*Task:* Retype, exactly as they stand, the lines from the start of the data to the line that contains "from matplotlib.patches import Rectangle", both ends included. Leave the pictures out.

━━━━━━━━━━━━━━━━━━━━━━━━━━━━━━

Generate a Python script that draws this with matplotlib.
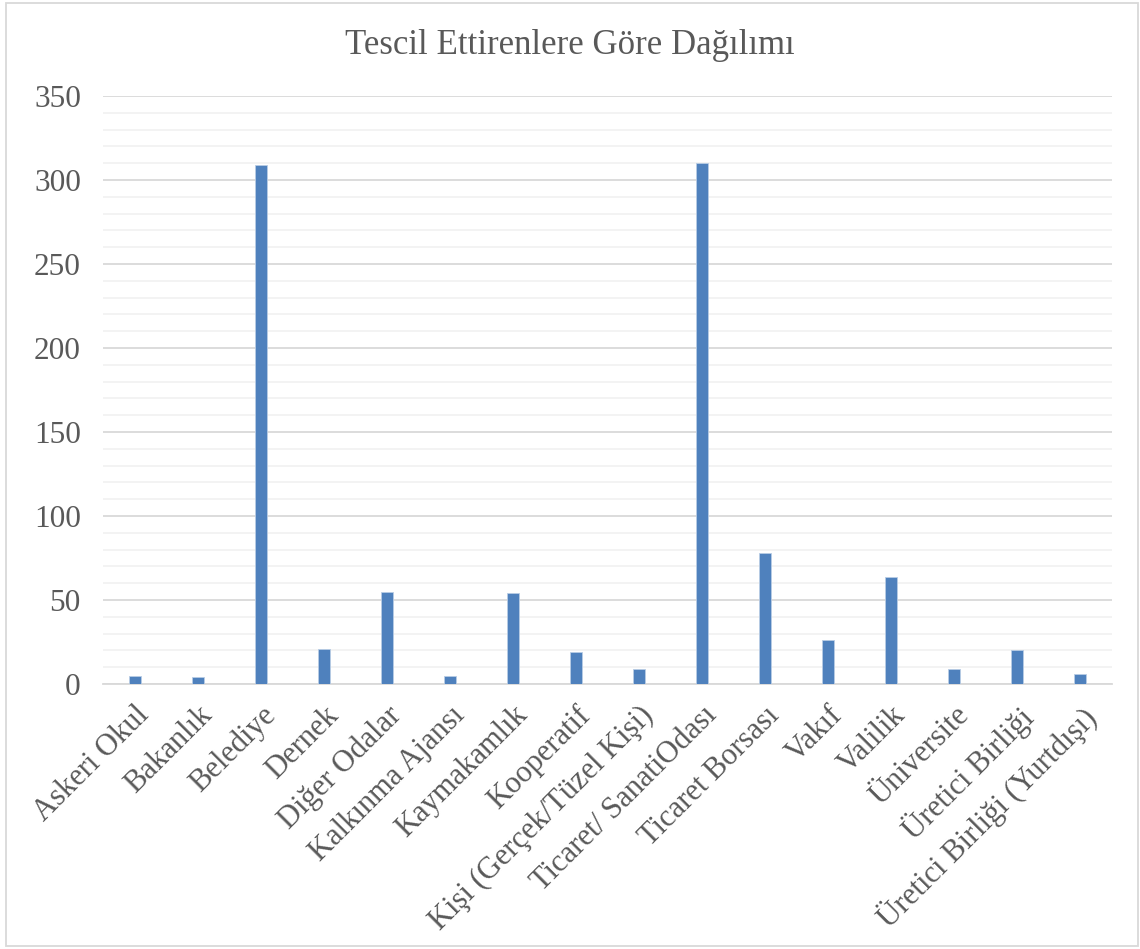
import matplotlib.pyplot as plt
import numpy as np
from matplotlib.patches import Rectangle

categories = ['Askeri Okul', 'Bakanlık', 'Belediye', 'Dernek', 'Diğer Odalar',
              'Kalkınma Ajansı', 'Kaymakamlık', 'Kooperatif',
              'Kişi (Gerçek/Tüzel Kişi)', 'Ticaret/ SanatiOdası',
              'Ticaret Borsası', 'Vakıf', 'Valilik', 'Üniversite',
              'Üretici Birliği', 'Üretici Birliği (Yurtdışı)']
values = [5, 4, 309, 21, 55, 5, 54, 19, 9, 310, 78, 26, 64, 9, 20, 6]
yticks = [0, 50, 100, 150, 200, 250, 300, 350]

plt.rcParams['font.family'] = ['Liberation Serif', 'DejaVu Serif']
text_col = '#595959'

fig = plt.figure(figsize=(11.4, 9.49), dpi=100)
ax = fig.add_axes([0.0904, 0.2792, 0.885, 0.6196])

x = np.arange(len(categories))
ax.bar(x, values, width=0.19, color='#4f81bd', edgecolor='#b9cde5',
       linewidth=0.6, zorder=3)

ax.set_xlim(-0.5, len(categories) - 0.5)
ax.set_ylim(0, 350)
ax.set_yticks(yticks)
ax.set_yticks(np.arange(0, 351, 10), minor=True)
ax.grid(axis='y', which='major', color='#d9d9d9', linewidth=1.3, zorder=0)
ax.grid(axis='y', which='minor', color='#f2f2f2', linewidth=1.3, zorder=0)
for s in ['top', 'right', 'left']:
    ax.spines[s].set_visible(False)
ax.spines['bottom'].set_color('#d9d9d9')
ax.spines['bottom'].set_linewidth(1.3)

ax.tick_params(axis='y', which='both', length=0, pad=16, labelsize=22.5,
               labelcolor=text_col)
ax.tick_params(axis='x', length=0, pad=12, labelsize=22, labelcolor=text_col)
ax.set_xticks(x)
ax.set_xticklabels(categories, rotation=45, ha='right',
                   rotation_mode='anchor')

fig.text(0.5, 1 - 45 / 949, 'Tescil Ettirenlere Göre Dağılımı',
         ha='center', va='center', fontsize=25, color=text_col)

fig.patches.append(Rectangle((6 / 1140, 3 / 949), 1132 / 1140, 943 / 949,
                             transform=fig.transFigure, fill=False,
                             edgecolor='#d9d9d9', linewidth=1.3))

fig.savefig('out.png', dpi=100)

━━━━━━━━━━━━━━━━━━━━━━━━━━━━━━

*Written solution:*
Generate a Python script that draws this with matplotlib.
import matplotlib.pyplot as plt
import numpy as np
from matplotlib.patches import Rectangle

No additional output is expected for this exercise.